A carta do SCSS dizia:
O Supremo Conselho dos Sábios mais Sábios manifesta profunda preocupação com as revelações dos meios de comunicação social, segundo as quais o Governador transmitiu ao Conselho informações erróneas sobre as qualificações e a experiência do candidato classificado em segundo lugar pelo comité de selecção europeu, o que conduziu à sua nomeação para o cargo de Real Procurador.
Agora, cabe ao Leitor adivinhar qual o fim desta triste história. Há três opções disponíveis:
- O Governador arrependeu-se e pediu que José abdicasse do cargo e voltasse para casa. A Ministra Francisca demitiu-se voluntariamente por causa da figura triste. A candidata Ana foi nomeada para a Real Procuradoria.
- O Governador e a Ministra Francisca não se arrependeram, mas o SCSS, depois da profunda preocupação, decidiu afastar José do cargo.
- O Governador não fez nada, tal como a Ministra Francisca e o SCSS: José ainda está no cargo e continua a queixar-se.
Qual, segundo o Leitor, o possível desfecho? Já decidiu?
O Leitor escolheu o final nº 1? Isso significa que nada entende de como funciona o mundo: vive numa dimensão de pura fantasia onde o Bem triunfa sempre. Feche-se em casa, não saia, pode ser perigoso.
O Leitor escolheu o final nº 2? Isso significa que tem uma certa noção de que nem tudo está perfeito, que há podridão aqui e aí: mas, mesmo assim, continua a cultivar sonhos infantis nos quais as mais altas instituições têm coragem suficiente para fazer triunfar a Justiça. Pode sair de casa mas com cuidado.

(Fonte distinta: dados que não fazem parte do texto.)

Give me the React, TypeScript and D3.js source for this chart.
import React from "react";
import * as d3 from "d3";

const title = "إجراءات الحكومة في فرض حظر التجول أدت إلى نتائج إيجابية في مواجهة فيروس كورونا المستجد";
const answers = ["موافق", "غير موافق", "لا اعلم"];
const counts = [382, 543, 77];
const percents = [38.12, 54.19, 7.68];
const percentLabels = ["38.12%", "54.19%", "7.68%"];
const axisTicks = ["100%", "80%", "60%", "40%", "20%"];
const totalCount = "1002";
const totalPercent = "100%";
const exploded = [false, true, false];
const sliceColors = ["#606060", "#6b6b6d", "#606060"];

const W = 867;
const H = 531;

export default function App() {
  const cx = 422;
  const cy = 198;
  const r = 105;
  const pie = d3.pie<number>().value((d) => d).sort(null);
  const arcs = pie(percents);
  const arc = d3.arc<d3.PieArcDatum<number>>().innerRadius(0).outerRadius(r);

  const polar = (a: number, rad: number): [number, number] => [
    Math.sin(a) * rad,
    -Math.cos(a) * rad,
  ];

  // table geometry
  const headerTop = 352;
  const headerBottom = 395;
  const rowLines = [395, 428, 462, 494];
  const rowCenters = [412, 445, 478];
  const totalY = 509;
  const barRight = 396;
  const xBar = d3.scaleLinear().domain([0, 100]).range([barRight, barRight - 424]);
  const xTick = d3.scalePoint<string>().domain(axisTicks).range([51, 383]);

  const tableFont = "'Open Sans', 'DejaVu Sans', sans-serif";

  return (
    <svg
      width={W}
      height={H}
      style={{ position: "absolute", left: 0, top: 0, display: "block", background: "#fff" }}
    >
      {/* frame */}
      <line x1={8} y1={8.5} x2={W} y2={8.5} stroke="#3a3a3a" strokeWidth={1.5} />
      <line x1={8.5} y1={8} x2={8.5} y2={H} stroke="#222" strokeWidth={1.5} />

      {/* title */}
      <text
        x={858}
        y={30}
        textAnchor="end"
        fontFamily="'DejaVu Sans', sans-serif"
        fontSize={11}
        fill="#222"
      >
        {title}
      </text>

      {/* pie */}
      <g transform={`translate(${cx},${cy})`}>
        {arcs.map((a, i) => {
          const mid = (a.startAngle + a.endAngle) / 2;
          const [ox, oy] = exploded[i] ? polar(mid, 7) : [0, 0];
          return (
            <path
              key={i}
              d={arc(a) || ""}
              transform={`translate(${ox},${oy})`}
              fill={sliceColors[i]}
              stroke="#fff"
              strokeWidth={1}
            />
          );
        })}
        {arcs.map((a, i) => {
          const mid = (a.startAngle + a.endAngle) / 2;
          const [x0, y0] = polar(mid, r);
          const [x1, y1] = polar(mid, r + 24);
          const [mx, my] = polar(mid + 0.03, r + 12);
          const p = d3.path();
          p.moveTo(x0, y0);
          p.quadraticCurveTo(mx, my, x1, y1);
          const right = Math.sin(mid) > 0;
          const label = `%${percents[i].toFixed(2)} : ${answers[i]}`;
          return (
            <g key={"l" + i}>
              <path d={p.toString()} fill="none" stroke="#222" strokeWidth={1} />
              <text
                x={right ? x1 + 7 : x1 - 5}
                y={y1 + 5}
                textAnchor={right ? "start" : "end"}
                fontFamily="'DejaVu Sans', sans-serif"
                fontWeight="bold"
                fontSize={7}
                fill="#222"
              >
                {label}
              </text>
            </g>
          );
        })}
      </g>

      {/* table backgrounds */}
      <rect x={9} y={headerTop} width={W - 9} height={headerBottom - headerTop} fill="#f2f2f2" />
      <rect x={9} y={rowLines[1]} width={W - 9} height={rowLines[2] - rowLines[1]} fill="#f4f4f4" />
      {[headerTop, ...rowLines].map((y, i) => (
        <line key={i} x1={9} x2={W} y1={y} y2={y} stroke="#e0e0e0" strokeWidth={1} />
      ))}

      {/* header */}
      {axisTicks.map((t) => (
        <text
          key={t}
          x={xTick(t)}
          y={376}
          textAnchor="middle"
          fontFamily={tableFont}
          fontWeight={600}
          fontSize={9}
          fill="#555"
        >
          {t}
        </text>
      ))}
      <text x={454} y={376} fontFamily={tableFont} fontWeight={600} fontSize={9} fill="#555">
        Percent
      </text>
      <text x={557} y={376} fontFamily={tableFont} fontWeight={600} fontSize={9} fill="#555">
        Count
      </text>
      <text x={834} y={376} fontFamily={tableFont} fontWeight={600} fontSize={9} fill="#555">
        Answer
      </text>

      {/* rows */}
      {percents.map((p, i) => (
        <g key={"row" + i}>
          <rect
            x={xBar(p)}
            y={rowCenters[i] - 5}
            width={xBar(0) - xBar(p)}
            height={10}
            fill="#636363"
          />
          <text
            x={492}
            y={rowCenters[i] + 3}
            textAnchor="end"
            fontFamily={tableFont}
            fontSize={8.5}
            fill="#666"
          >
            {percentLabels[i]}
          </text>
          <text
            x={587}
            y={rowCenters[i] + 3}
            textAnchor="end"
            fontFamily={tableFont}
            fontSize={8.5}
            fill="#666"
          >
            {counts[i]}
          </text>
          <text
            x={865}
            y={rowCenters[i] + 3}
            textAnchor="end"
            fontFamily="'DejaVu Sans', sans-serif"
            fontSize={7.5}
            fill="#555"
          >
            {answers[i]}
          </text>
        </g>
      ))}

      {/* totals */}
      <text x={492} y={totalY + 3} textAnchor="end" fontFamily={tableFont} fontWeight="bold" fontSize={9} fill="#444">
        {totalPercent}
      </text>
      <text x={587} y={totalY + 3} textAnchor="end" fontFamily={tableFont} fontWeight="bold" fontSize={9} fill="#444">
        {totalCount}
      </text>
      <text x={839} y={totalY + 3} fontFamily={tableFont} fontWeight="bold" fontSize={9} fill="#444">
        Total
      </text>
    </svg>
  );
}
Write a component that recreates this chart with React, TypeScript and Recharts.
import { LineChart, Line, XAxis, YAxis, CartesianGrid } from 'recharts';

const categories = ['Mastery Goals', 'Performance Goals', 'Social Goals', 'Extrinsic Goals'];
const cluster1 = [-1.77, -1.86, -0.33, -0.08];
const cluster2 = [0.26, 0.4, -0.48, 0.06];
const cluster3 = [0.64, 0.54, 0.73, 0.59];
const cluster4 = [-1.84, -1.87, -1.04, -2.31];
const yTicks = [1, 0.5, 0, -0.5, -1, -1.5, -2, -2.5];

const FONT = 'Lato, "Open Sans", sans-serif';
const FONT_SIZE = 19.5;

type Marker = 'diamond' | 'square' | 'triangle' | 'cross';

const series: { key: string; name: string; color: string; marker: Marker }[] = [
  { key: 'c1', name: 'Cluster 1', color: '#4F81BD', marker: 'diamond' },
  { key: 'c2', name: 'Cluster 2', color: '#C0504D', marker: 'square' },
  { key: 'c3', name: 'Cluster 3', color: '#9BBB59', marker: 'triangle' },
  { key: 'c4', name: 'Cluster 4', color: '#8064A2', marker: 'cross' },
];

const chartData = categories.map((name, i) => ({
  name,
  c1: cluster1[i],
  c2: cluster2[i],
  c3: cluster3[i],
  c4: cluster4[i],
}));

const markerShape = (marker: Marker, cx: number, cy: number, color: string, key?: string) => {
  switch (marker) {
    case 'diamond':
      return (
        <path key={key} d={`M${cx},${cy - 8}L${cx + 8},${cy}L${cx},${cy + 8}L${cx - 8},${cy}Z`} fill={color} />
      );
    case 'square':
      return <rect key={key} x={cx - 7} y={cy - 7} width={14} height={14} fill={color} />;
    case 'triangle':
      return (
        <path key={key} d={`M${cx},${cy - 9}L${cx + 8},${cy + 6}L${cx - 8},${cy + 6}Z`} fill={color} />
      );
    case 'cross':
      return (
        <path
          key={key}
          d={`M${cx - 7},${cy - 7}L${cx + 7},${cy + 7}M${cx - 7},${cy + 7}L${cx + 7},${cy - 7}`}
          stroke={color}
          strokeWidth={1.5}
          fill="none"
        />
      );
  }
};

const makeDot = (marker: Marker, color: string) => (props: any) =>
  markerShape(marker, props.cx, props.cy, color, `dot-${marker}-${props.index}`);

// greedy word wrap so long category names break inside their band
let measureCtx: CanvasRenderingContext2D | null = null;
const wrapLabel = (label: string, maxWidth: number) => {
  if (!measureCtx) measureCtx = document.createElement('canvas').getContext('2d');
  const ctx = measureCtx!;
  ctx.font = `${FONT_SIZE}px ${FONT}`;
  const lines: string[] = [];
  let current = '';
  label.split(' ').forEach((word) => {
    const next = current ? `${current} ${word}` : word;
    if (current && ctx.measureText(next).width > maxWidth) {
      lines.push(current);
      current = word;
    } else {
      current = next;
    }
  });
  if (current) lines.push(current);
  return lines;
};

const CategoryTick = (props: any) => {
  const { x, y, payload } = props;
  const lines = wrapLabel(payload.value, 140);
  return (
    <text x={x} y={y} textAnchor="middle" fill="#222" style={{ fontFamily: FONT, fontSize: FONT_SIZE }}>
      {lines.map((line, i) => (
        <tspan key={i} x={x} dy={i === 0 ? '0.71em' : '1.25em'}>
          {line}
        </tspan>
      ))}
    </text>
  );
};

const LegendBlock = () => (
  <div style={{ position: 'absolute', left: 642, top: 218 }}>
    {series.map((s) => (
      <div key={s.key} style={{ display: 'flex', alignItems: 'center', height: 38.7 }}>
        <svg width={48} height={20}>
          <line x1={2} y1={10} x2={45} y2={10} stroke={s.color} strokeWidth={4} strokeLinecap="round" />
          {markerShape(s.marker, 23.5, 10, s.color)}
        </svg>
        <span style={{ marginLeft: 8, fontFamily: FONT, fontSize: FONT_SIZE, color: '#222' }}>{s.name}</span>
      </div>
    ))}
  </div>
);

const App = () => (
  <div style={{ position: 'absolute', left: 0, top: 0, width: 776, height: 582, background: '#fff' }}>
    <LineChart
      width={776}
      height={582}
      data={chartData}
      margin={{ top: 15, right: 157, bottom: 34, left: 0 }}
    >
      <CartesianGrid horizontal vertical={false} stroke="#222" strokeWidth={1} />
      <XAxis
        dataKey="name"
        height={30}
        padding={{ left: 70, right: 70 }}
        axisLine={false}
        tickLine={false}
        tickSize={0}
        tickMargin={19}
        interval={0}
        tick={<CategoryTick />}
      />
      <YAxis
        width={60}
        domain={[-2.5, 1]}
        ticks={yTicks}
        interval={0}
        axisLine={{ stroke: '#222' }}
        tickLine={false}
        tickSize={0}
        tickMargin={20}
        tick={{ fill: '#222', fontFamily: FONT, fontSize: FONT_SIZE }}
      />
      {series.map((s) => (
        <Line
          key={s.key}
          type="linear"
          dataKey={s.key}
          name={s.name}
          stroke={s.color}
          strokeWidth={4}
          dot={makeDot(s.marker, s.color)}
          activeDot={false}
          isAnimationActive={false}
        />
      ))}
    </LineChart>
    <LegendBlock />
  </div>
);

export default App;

O Leitor escolheu o final nº 3? Parabéns, acertou: entende como funciona o mundo. Mas é preciso lembrar que foi o Leitor que elegeu tanto o Governador, indirectamente a Francisca a Ministra, directamente os 690 sábios do Supremo Conselho dos Sábios mais Sábios. Pelo que: não se pode queixar.
Ipse dixit.
Boa, gostei. escolhi o 3, como era de se esperar, conforme minha mentalidade.
Será que sou culpada ? Não voto, não elegi ninguém. Mas sou culpada, sim; não fiz o que devia ter feito.
Sou culpado pelos meus actos e só pelos meus actos… a regra existencial em vigor é a do livre-arbítrio.
Aqui pela tugalândia, em nada contribuí para a história relatada (entre outras). Pelo contrário…
Através do voto (vários) e expressão, convencer ou influenciar, as minhas escolhas foram as de oposição.
Acertei, claro está, nessa e em muitas outras histórias das que se sucedem por cá.
E queixo-me, todos os dias, mesmo aos já não me podem ouvir e aos de mentes estéreis ou frias.
Mas confesso-me desolado, pois este “Sancho” está cansado, por ver este meu povo ser o mais conformado.
(as rimas, são para puder ainda sorrir, cá dentro de mim)
Sou mais um dos estúpidos, em resultado das minhas escolhas partidárias, apesar de indirectas.